Samsung is nothing if not consistent. Every year, like clockwork, we get a new batch of Galaxy S phones. This time around, the lineup hasn’t been shuffled—there’s still the base S26, the S26 Plus, and the Ultra. The Ultra is the one that matters for Samsung’s bottom line, even though you could buy a perfectly capable phone for a third of its $1,300 asking price.
Let’s be real: the S26 Ultra is not for people who ask “is this a good value?” It’s for people who want the biggest, fastest, most feature-packed slab of glass and metal money can buy. And by that measure, it delivers.
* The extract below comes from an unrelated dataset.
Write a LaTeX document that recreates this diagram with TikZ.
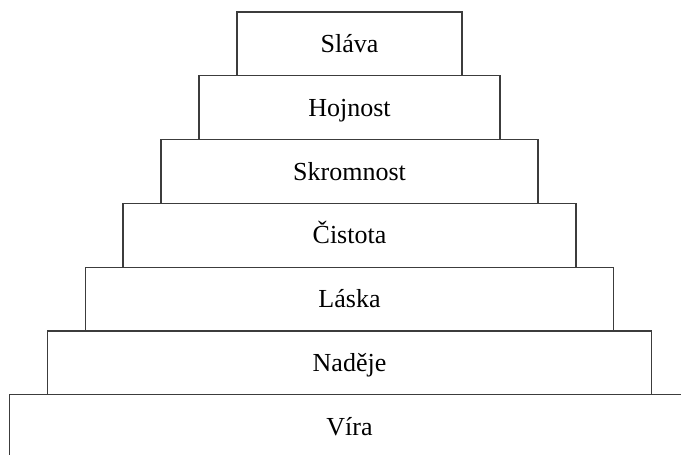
\documentclass[tikz,border=0pt]{standalone}
\usepackage{fontspec}
\setmainfont{Liberation Serif}
\usetikzlibrary{positioning}
\definecolor{tierLine}{RGB}{60,60,60}
\tikzset{tier/.style={draw=tierLine, line width=1.2pt, fill=white, align=center, minimum height=63.8pt, inner sep=0pt, outer sep=0pt, text height=20pt, text depth=3pt, font=\fontsize{26}{30}\selectfont}}

\begin{document}
\begin{tikzpicture}[x=1pt, y=1pt, node distance=0pt]
\clip (0,0) rectangle (681,-455);
% Nodes
\node (Slava) [tier, minimum width=225pt, anchor=north] at (349.5,-12) {Sláva};

\node (Hojnost) [tier, minimum width=301pt, below=of Slava] {Hojnost};

\node (Skromnost) [tier, minimum width=377pt, below=of Hojnost] {Skromnost};

\node (Cistota) [tier, minimum width=453pt, below=of Skromnost] {Čistota};

\node (Laska) [tier, minimum width=528pt, below=of Cistota] {Láska};

\node (Nadeje) [tier, minimum width=604pt, below=of Laska] {Naděje};

\node (Vira) [tier, minimum width=680pt, below=of Nadeje] {Víra};

\end{tikzpicture}
\end{document}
The hardware is predictably top-tier. The screen is gorgeous, the build quality is immaculate, and the camera system is overkill in the best possible way. Samsung has been refining this formula for years, and it shows. The S Pen is still there, tucked away in its silo, ready for the handful of times you’ll actually use it.
But here’s where things get complicated: the AI. Samsung has gone all-in on on-device AI features, and the S26 Ultra is the company’s most aggressive push yet. Some of it is genuinely useful—real-time translation, smart photo editing, that sort of thing. A lot of it feels like features looking for a problem. If you’re the kind of person who ignores AI features on your phone, you’re going to be annoyed by how much of the setup and marketing revolves around them.
And that’s the thing. The S26 Ultra is overflowing with features, but it can be a bit much. It’s a phone that demands you engage with it on its own terms. If you just want a phone that makes calls, sends texts, and takes good pictures, you’re going to feel like you’re paying for a lot of stuff you don’t want.
Still, there’s an argument to be made that this phone is actually a good value in the long run. Component prices are going up across the board, and other manufacturers are starting to scale back on features or raise prices. Samsung offers long software support, and the hardware is built to last. In a few years, when the $800 phone of today is struggling to keep up, the S26 Ultra will still be humming along.
But that’s a bet on the future, not a recommendation for today. Today, the S26 Ultra is a fantastic phone for people who want the absolute best and don’t mind paying for it. For everyone else, the S26 or S26 Plus is probably the smarter buy.
Honestly, I’m torn. I respect what Samsung has built here. It’s a technical achievement. But I can’t help feeling like the phone is trying too hard. It’s like a Swiss Army knife with fifty tools when you only need a bottle opener. It’s impressive, but also exhausting.